Problem statement
Give all the lines below again, exactly, with no pictures.

Data section
• • • •
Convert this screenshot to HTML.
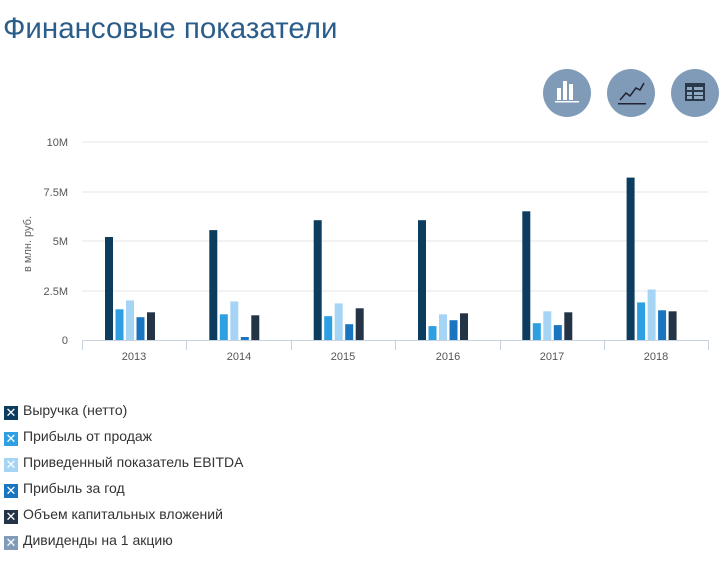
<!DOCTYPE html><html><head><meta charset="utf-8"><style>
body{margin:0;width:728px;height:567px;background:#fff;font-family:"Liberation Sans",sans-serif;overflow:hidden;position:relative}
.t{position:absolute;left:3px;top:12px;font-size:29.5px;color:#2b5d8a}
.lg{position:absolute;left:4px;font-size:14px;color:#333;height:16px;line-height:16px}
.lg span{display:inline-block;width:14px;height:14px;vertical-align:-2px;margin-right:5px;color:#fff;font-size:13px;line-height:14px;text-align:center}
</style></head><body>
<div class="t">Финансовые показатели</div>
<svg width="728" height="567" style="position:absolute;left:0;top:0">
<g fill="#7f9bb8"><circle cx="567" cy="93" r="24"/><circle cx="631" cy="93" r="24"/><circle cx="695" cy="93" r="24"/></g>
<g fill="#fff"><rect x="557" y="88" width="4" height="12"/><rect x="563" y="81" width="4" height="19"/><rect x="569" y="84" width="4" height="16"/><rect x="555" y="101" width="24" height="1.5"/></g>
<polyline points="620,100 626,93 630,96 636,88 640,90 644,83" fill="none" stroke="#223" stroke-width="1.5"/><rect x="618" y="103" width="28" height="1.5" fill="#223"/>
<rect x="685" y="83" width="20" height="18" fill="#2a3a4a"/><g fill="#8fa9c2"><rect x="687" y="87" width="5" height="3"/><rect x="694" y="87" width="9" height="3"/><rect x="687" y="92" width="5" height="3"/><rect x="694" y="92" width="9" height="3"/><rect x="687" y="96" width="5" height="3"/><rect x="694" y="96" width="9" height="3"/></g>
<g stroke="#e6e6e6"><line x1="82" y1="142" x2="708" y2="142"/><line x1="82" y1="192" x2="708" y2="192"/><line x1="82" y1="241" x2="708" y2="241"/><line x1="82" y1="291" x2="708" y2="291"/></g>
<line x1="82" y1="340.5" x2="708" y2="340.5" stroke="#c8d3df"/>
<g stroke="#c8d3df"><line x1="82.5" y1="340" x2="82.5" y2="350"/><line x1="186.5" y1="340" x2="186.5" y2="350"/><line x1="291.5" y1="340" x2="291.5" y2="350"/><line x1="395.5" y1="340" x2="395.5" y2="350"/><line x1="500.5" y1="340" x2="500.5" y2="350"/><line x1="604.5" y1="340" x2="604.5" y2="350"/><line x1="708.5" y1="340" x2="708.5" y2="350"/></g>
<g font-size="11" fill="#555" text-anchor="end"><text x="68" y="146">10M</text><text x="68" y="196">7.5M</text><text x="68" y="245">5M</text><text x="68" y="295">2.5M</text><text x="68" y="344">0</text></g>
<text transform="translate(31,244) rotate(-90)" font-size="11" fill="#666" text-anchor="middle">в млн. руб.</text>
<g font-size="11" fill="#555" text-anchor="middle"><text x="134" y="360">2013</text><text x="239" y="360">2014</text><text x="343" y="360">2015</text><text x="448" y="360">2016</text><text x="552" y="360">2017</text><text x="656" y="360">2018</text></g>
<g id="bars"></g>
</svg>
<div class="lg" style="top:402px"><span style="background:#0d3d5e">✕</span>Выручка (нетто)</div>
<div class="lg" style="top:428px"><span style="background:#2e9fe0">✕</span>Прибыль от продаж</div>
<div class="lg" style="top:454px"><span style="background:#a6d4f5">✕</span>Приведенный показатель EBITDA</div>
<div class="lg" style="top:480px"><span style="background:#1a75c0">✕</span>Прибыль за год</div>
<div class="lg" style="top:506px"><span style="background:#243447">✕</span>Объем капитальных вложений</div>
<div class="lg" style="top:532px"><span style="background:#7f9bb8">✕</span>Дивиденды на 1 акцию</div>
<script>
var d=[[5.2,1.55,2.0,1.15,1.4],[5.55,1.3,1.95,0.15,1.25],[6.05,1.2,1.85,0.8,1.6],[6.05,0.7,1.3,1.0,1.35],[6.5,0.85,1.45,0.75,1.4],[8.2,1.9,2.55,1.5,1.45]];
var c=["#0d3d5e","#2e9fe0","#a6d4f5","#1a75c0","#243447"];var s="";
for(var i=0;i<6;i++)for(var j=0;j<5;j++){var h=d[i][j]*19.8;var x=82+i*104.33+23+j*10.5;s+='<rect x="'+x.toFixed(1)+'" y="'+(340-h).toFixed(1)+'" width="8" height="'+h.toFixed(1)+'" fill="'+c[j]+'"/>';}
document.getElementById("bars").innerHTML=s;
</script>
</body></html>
• • • •
Full solution
Convert this screenshot to HTML.
<!DOCTYPE html><html><head><meta charset="utf-8"><style>
body{margin:0;width:728px;height:567px;background:#fff;font-family:"Liberation Sans",sans-serif;overflow:hidden;position:relative}
.t{position:absolute;left:3px;top:12px;font-size:29.5px;color:#2b5d8a}
.lg{position:absolute;left:4px;font-size:14px;color:#333;height:16px;line-height:16px}
.lg span{display:inline-block;width:14px;height:14px;vertical-align:-2px;margin-right:5px;color:#fff;font-size:13px;line-height:14px;text-align:center}
</style></head><body>
<div class="t">Финансовые показатели</div>
<svg width="728" height="567" style="position:absolute;left:0;top:0">
<g fill="#7f9bb8"><circle cx="567" cy="93" r="24"/><circle cx="631" cy="93" r="24"/><circle cx="695" cy="93" r="24"/></g>
<g fill="#fff"><rect x="557" y="88" width="4" height="12"/><rect x="563" y="81" width="4" height="19"/><rect x="569" y="84" width="4" height="16"/><rect x="555" y="101" width="24" height="1.5"/></g>
<polyline points="620,100 626,93 630,96 636,88 640,90 644,83" fill="none" stroke="#223" stroke-width="1.5"/><rect x="618" y="103" width="28" height="1.5" fill="#223"/>
<rect x="685" y="83" width="20" height="18" fill="#2a3a4a"/><g fill="#8fa9c2"><rect x="687" y="87" width="5" height="3"/><rect x="694" y="87" width="9" height="3"/><rect x="687" y="92" width="5" height="3"/><rect x="694" y="92" width="9" height="3"/><rect x="687" y="96" width="5" height="3"/><rect x="694" y="96" width="9" height="3"/></g>
<g stroke="#e6e6e6"><line x1="82" y1="142" x2="708" y2="142"/><line x1="82" y1="192" x2="708" y2="192"/><line x1="82" y1="241" x2="708" y2="241"/><line x1="82" y1="291" x2="708" y2="291"/></g>
<line x1="82" y1="340.5" x2="708" y2="340.5" stroke="#c8d3df"/>
<g stroke="#c8d3df"><line x1="82.5" y1="340" x2="82.5" y2="350"/><line x1="186.5" y1="340" x2="186.5" y2="350"/><line x1="291.5" y1="340" x2="291.5" y2="350"/><line x1="395.5" y1="340" x2="395.5" y2="350"/><line x1="500.5" y1="340" x2="500.5" y2="350"/><line x1="604.5" y1="340" x2="604.5" y2="350"/><line x1="708.5" y1="340" x2="708.5" y2="350"/></g>
<g font-size="11" fill="#555" text-anchor="end"><text x="68" y="146">10M</text><text x="68" y="196">7.5M</text><text x="68" y="245">5M</text><text x="68" y="295">2.5M</text><text x="68" y="344">0</text></g>
<text transform="translate(31,244) rotate(-90)" font-size="11" fill="#666" text-anchor="middle">в млн. руб.</text>
<g font-size="11" fill="#555" text-anchor="middle"><text x="134" y="360">2013</text><text x="239" y="360">2014</text><text x="343" y="360">2015</text><text x="448" y="360">2016</text><text x="552" y="360">2017</text><text x="656" y="360">2018</text></g>
<g id="bars"></g>
</svg>
<div class="lg" style="top:402px"><span style="background:#0d3d5e">✕</span>Выручка (нетто)</div>
<div class="lg" style="top:428px"><span style="background:#2e9fe0">✕</span>Прибыль от продаж</div>
<div class="lg" style="top:454px"><span style="background:#a6d4f5">✕</span>Приведенный показатель EBITDA</div>
<div class="lg" style="top:480px"><span style="background:#1a75c0">✕</span>Прибыль за год</div>
<div class="lg" style="top:506px"><span style="background:#243447">✕</span>Объем капитальных вложений</div>
<div class="lg" style="top:532px"><span style="background:#7f9bb8">✕</span>Дивиденды на 1 акцию</div>
<script>
var d=[[5.2,1.55,2.0,1.15,1.4],[5.55,1.3,1.95,0.15,1.25],[6.05,1.2,1.85,0.8,1.6],[6.05,0.7,1.3,1.0,1.35],[6.5,0.85,1.45,0.75,1.4],[8.2,1.9,2.55,1.5,1.45]];
var c=["#0d3d5e","#2e9fe0","#a6d4f5","#1a75c0","#243447"];var s="";
for(var i=0;i<6;i++)for(var j=0;j<5;j++){var h=d[i][j]*19.8;var x=82+i*104.33+23+j*10.5;s+='<rect x="'+x.toFixed(1)+'" y="'+(340-h).toFixed(1)+'" width="8" height="'+h.toFixed(1)+'" fill="'+c[j]+'"/>';}
document.getElementById("bars").innerHTML=s;
</script>
</body></html>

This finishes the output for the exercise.